╭─ Source data
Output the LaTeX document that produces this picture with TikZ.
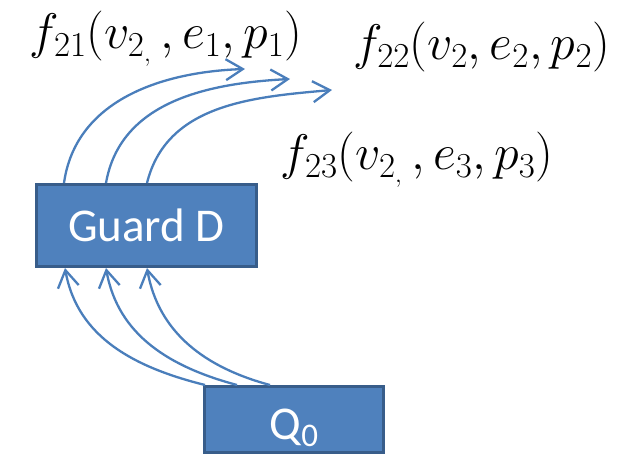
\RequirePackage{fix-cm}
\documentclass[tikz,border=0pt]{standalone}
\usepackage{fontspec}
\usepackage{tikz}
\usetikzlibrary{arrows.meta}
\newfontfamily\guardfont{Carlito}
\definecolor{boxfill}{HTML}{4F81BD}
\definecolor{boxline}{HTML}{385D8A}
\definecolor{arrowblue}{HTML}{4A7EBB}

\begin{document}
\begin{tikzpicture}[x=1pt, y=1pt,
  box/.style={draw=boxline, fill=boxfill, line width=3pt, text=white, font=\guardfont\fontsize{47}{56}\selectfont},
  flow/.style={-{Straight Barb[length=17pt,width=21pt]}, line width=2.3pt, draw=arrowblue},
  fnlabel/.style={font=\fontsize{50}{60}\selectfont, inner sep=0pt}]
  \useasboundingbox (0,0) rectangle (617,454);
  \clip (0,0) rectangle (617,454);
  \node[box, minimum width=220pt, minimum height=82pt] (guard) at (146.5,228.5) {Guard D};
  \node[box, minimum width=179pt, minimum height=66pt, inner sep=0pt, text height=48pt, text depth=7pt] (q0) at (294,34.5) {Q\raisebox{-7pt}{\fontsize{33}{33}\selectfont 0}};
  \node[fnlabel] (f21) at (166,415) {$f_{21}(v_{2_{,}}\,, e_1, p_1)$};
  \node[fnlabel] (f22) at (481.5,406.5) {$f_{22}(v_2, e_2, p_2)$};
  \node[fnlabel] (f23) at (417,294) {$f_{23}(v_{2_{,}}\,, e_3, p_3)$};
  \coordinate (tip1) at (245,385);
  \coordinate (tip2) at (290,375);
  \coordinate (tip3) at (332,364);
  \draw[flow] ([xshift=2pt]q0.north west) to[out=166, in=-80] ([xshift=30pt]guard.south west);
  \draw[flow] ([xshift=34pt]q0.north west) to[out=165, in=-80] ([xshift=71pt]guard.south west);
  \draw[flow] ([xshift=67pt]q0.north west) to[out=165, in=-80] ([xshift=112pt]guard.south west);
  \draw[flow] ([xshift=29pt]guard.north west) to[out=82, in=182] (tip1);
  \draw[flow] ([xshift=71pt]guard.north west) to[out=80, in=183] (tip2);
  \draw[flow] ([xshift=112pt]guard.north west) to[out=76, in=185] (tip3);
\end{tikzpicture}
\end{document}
╰─
• _Short problem_
Reproduce all of the data exactly, omitting each picture it holds.

• _The reply_
Output the LaTeX document that produces this picture with TikZ.
\RequirePackage{fix-cm}
\documentclass[tikz,border=0pt]{standalone}
\usepackage{fontspec}
\usepackage{tikz}
\usetikzlibrary{arrows.meta}
\newfontfamily\guardfont{Carlito}
\definecolor{boxfill}{HTML}{4F81BD}
\definecolor{boxline}{HTML}{385D8A}
\definecolor{arrowblue}{HTML}{4A7EBB}

\begin{document}
\begin{tikzpicture}[x=1pt, y=1pt,
  box/.style={draw=boxline, fill=boxfill, line width=3pt, text=white, font=\guardfont\fontsize{47}{56}\selectfont},
  flow/.style={-{Straight Barb[length=17pt,width=21pt]}, line width=2.3pt, draw=arrowblue},
  fnlabel/.style={font=\fontsize{50}{60}\selectfont, inner sep=0pt}]
  \useasboundingbox (0,0) rectangle (617,454);
  \clip (0,0) rectangle (617,454);
  \node[box, minimum width=220pt, minimum height=82pt] (guard) at (146.5,228.5) {Guard D};
  \node[box, minimum width=179pt, minimum height=66pt, inner sep=0pt, text height=48pt, text depth=7pt] (q0) at (294,34.5) {Q\raisebox{-7pt}{\fontsize{33}{33}\selectfont 0}};
  \node[fnlabel] (f21) at (166,415) {$f_{21}(v_{2_{,}}\,, e_1, p_1)$};
  \node[fnlabel] (f22) at (481.5,406.5) {$f_{22}(v_2, e_2, p_2)$};
  \node[fnlabel] (f23) at (417,294) {$f_{23}(v_{2_{,}}\,, e_3, p_3)$};
  \coordinate (tip1) at (245,385);
  \coordinate (tip2) at (290,375);
  \coordinate (tip3) at (332,364);
  \draw[flow] ([xshift=2pt]q0.north west) to[out=166, in=-80] ([xshift=30pt]guard.south west);
  \draw[flow] ([xshift=34pt]q0.north west) to[out=165, in=-80] ([xshift=71pt]guard.south west);
  \draw[flow] ([xshift=67pt]q0.north west) to[out=165, in=-80] ([xshift=112pt]guard.south west);
  \draw[flow] ([xshift=29pt]guard.north west) to[out=82, in=182] (tip1);
  \draw[flow] ([xshift=71pt]guard.north west) to[out=80, in=183] (tip2);
  \draw[flow] ([xshift=112pt]guard.north west) to[out=76, in=185] (tip3);
\end{tikzpicture}
\end{document}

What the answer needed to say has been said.